Matt Sullivan
Tue, 24 Sep 2002 01:49:19 -0700
Hi Kir, On Fri, 20 Sep 2002, Kir Kolyshkin wrote: > Matt, regarding your last changes (addition of TranslateToUri). > Can you please show us HTML document with URLs formed using This is what I am refering to: * http://www.htdig.org/htdig-dev/1999/07/0132.html * http://www.leekillough.com/robots.html - see section titled "Catch Sloppy SGML/HTML Parsing" Currently ASPseek stores URLs and forms request URIs blind. It neither decodes SGML entities as per the html4.01 spec[1] nor does it ensure that URIs are properly character encoded when forming the request URI. The way I'd like to implement this is: Pre-URL storage: SGML entities should certainly be decoded[1]. A generally acceptable approach would be to decode all Latin1 entities directly, recode all entities having ordinal value > 255 to UTF-8 and character encode[2] the resulting bytes and finally, leave all unrecognised entities unmodified within the URI. Pre-Request: The pre-request process would have to ensure that characters which require character encoding according to the BNF defined in RFC1738[3] are character encoded prior to executing the request.
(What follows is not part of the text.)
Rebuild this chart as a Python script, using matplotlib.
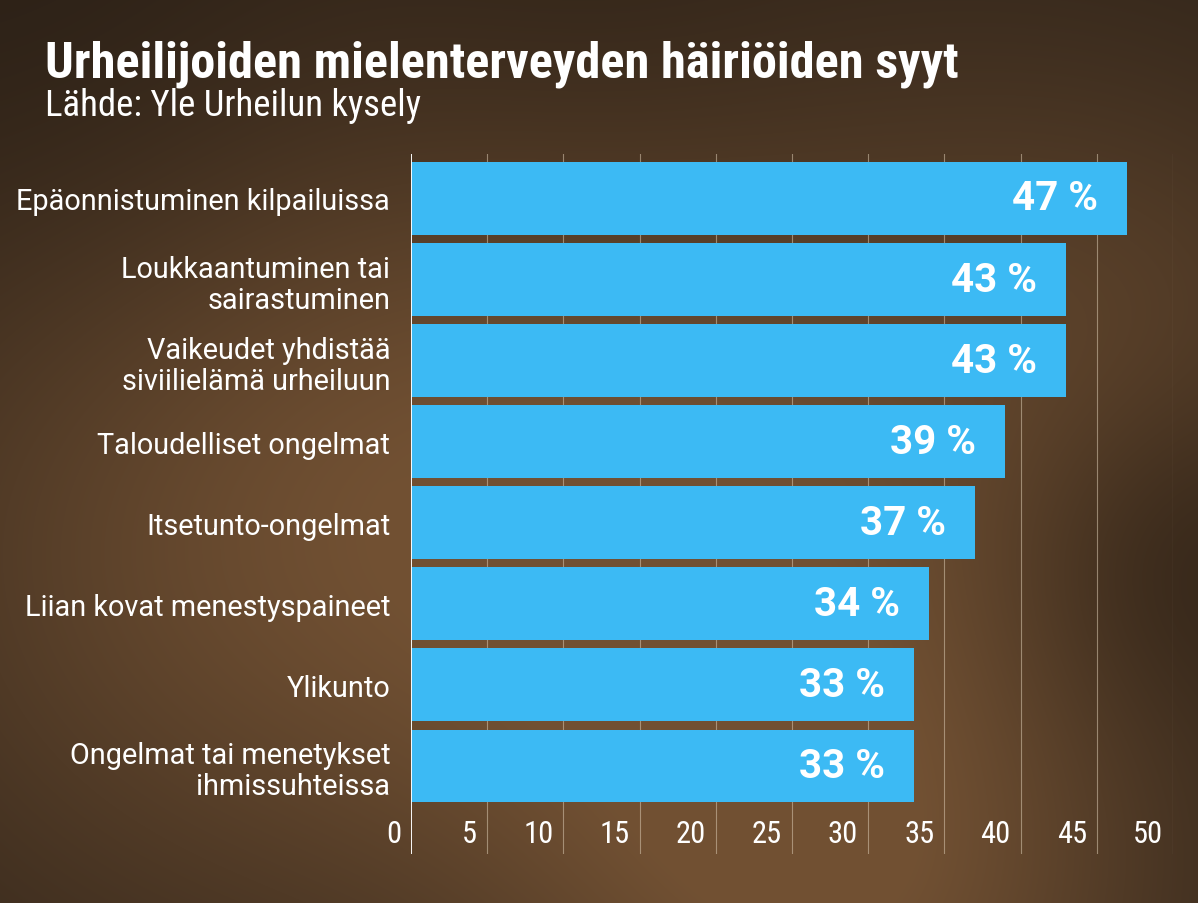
import numpy as np
import matplotlib
matplotlib.use("Agg")
import matplotlib.pyplot as plt
from matplotlib import font_manager, transforms

# data
categories = [
    "Epäonnistuminen kilpailuissa",
    "Loukkaantuminen tai\nsairastuminen",
    "Vaikeudet yhdistää\nsiviilielämä urheiluun",
    "Taloudelliset ongelmat",
    "Itsetunto-ongelmat",
    "Liian kovat menestyspaineet",
    "Ylikunto",
    "Ongelmat tai menetykset\nihmissuhteissa",
]
values = [47, 43, 43, 39, 37, 34, 33, 33]
xticks = [0, 5, 10, 15, 20, 25, 30, 35, 40, 45, 50]

title = "Urheilijoiden mielenterveyden häiriöiden syyt"
subtitle = "Lähde: Yle Urheilun kysely"

W, H = 1198, 904
fonts = font_manager.fontManager.ttflist
names = {f.name for f in fonts}
narrow = None
for cand in ["Roboto Condensed", "Liberation Sans Narrow", "DejaVu Sans Condensed"]:
    if cand in names:
        narrow = cand
        break
if narrow is None:
    narrow = "DejaVu Sans"
main_font = "Roboto" if "Roboto" in names else "DejaVu Sans"

fig = plt.figure(figsize=(W / 100, H / 100), dpi=100)

# smooth brown backdrop
bg = fig.add_axes([0, 0, 1, 1])
yy, xx = np.mgrid[0:H, 0:W]
def blob(cx, cy, s):
    return np.exp(-((xx - cx) ** 2 + (yy - cy) ** 2) / (2 * s ** 2))
base = np.array([46, 35, 25], float)
light = (0.7 * blob(250, 540, 320) + 0.6 * blob(700, 440, 300)
         + 0.8 * blob(850, 900, 240) + 0.4 * blob(1150, 330, 200))
light = np.clip(light, 0, 1.0)
img = base[None, None, :] + light[..., None] * np.array([68, 46, 26], float)
dark = 0.7 * blob(1180, 560, 120) + 0.5 * blob(60, 30, 220) + 0.4 * blob(600, 0, 180)
img = img * (1 - 0.35 * dark[..., None])
bg.imshow(np.clip(img, 0, 255).astype(np.uint8), aspect="auto")
bg.axis("off")

# chart area: x0 at px 411, x50 at px 1173, y from px 155 to 855
left, right, top, bottom = 411, 1173, 155, 855
ax = fig.add_axes([left / W, 1 - bottom / H, (right - left) / W, (bottom - top) / H])
ax.patch.set_alpha(0)
step = 81.07
ax.set_ylim((bottom - 199.5) / step, (top - 199.5) / step)
ax.set_xlim(0, 50)

ypos = np.arange(len(categories))
ax.barh(ypos, values, height=0.9, color="#3cbaf4", zorder=2)

for x in xticks[1:]:
    ax.axvline(x, color="#d8c8b0", lw=0.8, alpha=0.55, zorder=1)
ax.axvline(-0.05, color="white", lw=2.8, zorder=3)

ax.set_yticks(ypos)
ax.set_yticklabels(categories, fontsize=20.8, color="white", family=main_font,
                   linespacing=1.15, ha="right")
ax.tick_params(axis="y", length=0, pad=15)
ax.set_xticks([])
for s in ax.spines.values():
    s.set_visible(False)

tr = transforms.blended_transform_factory(ax.transData, ax.transAxes)
tr = transforms.offset_copy(tr, fig=fig, x=-10, y=0, units="dots")
for x in xticks:
    ax.text(x, (bottom - 835) / (bottom - top), str(x), transform=tr,
            ha="right", va="center", fontsize=22, color="white",
            family=narrow, fontstretch="condensed")

for y, v in zip(ypos, values):
    ax.annotate(f"{v} %", (v, y), xytext=(-21, 0), textcoords="offset points",
                ha="right", va="center", fontsize=29, fontweight="bold",
                color="white", family=main_font, zorder=4)

fig.text(45 / W, 1 - 77 / H, title, fontsize=36.3, fontweight="bold",
         color="white", family=narrow, fontstretch="condensed",
         va="baseline", ha="left")
fig.text(45 / W, 1 - 116 / H, subtitle, fontsize=26.5, color="white",
         family=narrow, fontstretch="condensed", va="baseline", ha="left")

fig.savefig("out.png", dpi=100)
This would, of course, include any remaining non-ASCII characters[2] produced prior to URL storage. 1. <URL:http://www.w3.org/TR/1999/REC-html401-19991224/types.html#type-cdata> 2. <URL:http://www.w3.org/TR/html4/appendix/notes.html#non-ascii-chars> 3. <URL:http://www.ietf.org/rfc/rfc1738.txt> > SGML entities? Also, have you noted that SgmlToChar returns > WORD, not char, and if there will be, say, #1234; sequence, > result will not be fitted to char that you use to hold result. Yes, addimitedly I overlooked this :) The definitions above will allow that to be easily resolved however. Thoughts? Matt.